Literature, advice for family members coming to terms with a gay son

Hello All. I've been around for awhile but I mostly lurk. I appreciate DU and this form. This post is seeking advice about how to deal with my sister, who seems to have a difficult time with me being gay.

First, a little background. I am in my mid-twenties and have been in a stable relationship with my boyfriend for nearly three years. We have lived together for awhile in the same town as my parents. My parents and (only two years younger) sister know I am gay. My mother and sister, both religiously conservative, did not take it well, but my mom has been making an effort. My dad never seemed to have a problem, which I attribute mostly to him not having the same religious beliefs as my mother and sister. My parents have gotten together with my significant other and I several times, and have been friendly. My sister has yet to meet him and does not acknowledge him in conversation at all.

I recently spent some time visiting my sister and parents. My boyfriend was not invited and I didn’t press the issue. I did bring up him fairly frequently in conversation. My parents at least minimally included him in discussion when appropriate. My sister completely ignored his existence as if my statements containing his name had never been uttered. It came to a head when she brought up how I had to come to her graduate school graduation ceremony again without inviting or acknowledging my other half. That was the proverbial straw that broke the camel’s back. I made a point of including him in my plans to attend her graduation which she again ignored until she finally scolded me for not asking her about what I planned to do.
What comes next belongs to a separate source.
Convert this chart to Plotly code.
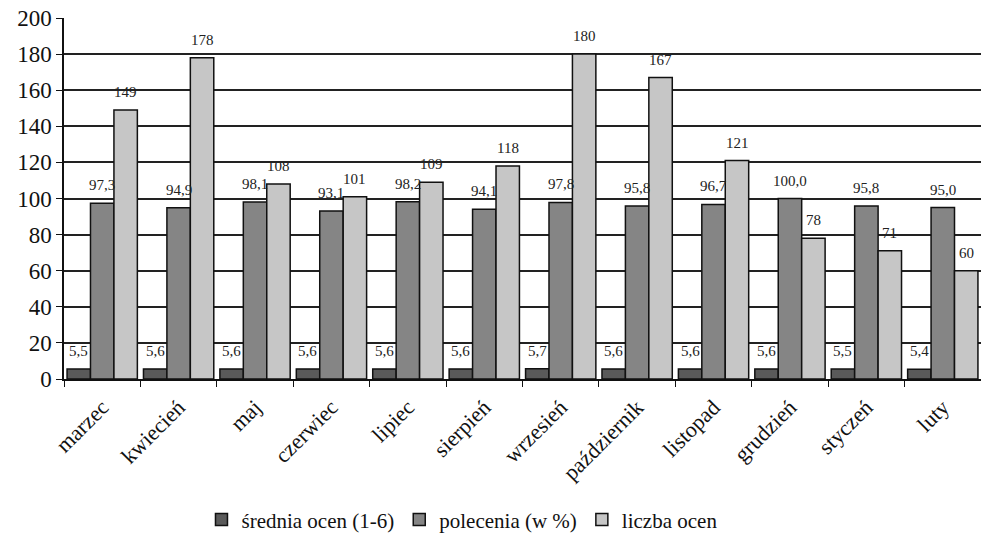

Due to that experience, I resolved to no longer leave who I consider my life partner out of family events. We have been together almost three years and I consider him a part of my family. I will no longer leave him behind in order to not “rock the boat” with my family. We will spend Christmas together this year; it looks like we will spend it with his immediately family, as they are much more open and accepting. My family will have to evolve and adapt.

I am not particularly close to my family, because I feel that I am so different, but I would like to make an effort to improve the relationship. Any advice? Any resources or literature you all would recommend? Thanks in advance.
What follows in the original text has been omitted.